After living here and seeing this city from the eyes of a local (albeit transient) rather than the eyes of a tourist, I realize how unique and unreplicable, how precious this
Place and its culture is. New Orleans is still shaking off the devastating effects of flood damage and struggling with luring the people back; not only just tourists but displaced residents. The people of New Orleans not only lost their house, they lost their home. The rebuilding of this city is not limited to the tourist experience of the French Quarter; if this was the case then Disney would have rebuilt New Orleans in their take on the city. The many neighborhoods that give this large city a small town feel and the people that live here are the parts of New Orleans culture that is most vulnerable to the effects of Katrina and the water that came with it.
With the loss of housing in New Orleans, there was a loss of a piece of the complex culture that will not be restored by reinhabiting its neighborhoods alone. When you see the damaged and abandoned houses, you can still see a glimpse of what they were like before. It is easy to give each house a story about who may have lived there and what their life was like, to wonder about how this house as a structure fit together with its neighbors to create a community unique to itself.

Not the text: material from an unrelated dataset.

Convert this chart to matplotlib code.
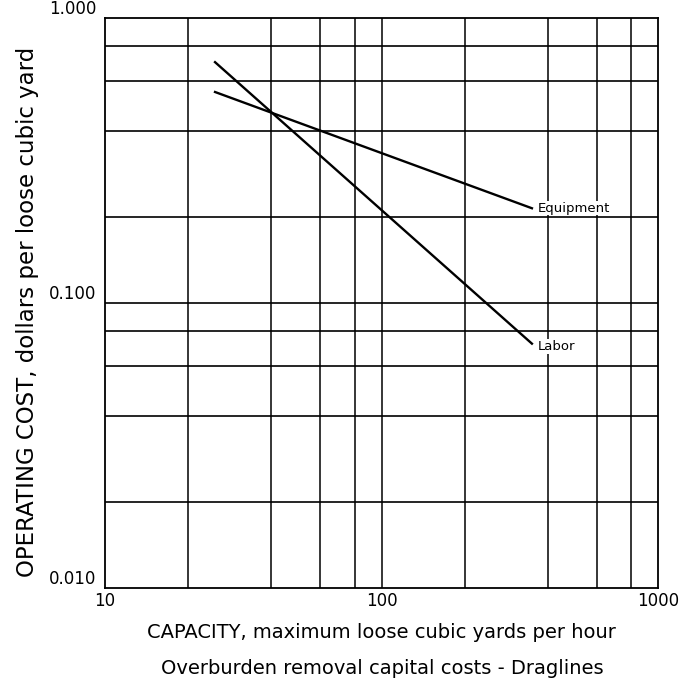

After a previous post on the architectural cues of neighborhoods as I drove from one point in the city to another, I began to think about what it was historically that gave each neighborhood its own rhythm, its own spatial indicators of place. Why were these neighborhoods built as they were and who were they built for? What role has the evolution of New Orleans as a large US city played on determining what these neighborhoods are like today? My initial observations made it impossible for me to ignore the missing pieces of what I didn’t know about these places and how each neighborhood is an essential piece to the city.